**What you will do:**
Locate the string "with" throughout the material and copy every line in which it occurs.
==================================================
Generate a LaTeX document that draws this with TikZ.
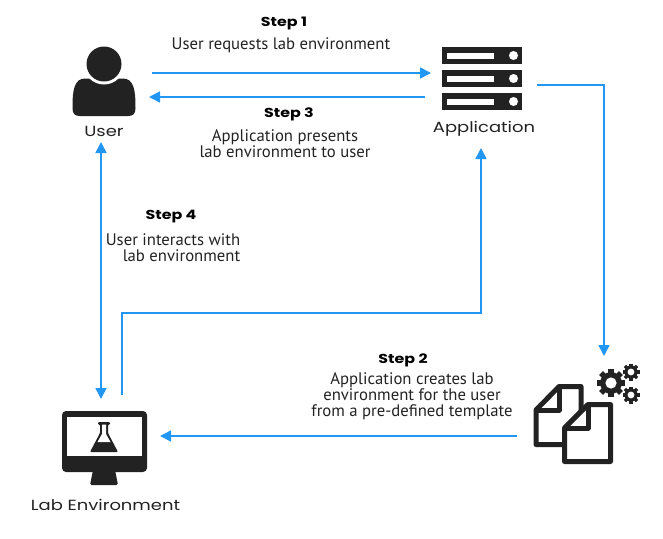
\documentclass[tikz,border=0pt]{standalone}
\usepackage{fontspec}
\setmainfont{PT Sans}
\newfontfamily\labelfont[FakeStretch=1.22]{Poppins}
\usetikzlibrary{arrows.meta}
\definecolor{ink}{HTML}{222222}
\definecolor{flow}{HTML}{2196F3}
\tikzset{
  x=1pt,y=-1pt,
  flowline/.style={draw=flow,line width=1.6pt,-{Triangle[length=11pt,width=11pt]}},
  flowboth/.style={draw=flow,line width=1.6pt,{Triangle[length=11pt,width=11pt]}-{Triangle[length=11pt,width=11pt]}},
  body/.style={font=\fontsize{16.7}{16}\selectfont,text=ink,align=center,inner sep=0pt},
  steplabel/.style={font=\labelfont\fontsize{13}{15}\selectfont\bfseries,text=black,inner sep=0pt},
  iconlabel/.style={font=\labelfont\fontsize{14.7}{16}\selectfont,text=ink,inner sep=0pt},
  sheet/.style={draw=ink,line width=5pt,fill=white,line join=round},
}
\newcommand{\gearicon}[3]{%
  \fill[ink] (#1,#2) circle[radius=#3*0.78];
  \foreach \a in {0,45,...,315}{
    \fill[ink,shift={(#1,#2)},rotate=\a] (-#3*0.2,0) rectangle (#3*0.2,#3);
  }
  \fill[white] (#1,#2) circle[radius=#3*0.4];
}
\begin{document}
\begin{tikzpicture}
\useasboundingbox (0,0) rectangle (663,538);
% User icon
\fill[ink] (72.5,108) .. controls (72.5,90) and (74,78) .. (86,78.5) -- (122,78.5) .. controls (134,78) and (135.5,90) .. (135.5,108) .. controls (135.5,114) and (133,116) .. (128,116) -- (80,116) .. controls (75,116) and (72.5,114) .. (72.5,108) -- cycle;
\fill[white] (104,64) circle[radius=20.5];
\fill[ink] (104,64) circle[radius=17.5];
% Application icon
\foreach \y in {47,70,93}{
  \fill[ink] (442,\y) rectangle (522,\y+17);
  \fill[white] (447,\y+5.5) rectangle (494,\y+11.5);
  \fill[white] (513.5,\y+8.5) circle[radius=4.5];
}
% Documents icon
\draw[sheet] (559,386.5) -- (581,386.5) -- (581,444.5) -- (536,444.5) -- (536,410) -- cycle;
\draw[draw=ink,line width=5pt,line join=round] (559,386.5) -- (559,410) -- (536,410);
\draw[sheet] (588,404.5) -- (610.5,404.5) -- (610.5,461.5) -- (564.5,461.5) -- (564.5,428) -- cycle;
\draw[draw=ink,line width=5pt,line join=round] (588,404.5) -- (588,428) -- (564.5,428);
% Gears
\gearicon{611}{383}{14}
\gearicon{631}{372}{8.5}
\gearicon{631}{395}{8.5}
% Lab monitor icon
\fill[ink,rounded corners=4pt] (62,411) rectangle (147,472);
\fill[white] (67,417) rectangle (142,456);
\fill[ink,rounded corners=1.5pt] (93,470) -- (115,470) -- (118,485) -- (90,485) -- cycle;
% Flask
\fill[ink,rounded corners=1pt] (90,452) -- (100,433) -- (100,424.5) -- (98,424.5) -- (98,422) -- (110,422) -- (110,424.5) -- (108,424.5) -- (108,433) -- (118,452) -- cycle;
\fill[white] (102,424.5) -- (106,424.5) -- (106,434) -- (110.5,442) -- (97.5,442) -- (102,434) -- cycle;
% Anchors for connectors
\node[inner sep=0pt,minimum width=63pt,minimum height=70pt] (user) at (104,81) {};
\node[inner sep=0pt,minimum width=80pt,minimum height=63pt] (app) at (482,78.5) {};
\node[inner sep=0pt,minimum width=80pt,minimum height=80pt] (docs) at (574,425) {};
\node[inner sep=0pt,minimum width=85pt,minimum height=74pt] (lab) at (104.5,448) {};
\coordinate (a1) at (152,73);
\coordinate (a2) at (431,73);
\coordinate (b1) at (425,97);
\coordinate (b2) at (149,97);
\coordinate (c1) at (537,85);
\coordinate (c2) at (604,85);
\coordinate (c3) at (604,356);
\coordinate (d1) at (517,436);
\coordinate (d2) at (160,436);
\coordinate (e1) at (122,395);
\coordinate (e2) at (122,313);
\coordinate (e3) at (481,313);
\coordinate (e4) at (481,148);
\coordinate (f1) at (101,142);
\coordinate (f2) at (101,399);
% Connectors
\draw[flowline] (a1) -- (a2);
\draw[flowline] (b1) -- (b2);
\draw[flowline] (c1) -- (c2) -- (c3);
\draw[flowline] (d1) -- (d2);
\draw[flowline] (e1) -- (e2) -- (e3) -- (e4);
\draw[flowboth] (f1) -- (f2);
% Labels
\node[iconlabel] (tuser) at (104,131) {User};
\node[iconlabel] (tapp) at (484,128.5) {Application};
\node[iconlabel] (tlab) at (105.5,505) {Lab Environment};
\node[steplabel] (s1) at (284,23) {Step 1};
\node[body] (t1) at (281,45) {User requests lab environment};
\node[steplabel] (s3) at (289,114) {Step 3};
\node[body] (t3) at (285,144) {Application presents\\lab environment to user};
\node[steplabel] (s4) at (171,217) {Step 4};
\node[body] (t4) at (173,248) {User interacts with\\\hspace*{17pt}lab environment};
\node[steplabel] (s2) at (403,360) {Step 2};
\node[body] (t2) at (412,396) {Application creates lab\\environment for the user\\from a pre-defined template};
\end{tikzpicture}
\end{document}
==================================================
**Final result:**
Generate a LaTeX document that draws this with TikZ.
\node[body] (t4) at (173,248) {User interacts with\\\hspace*{17pt}lab environment};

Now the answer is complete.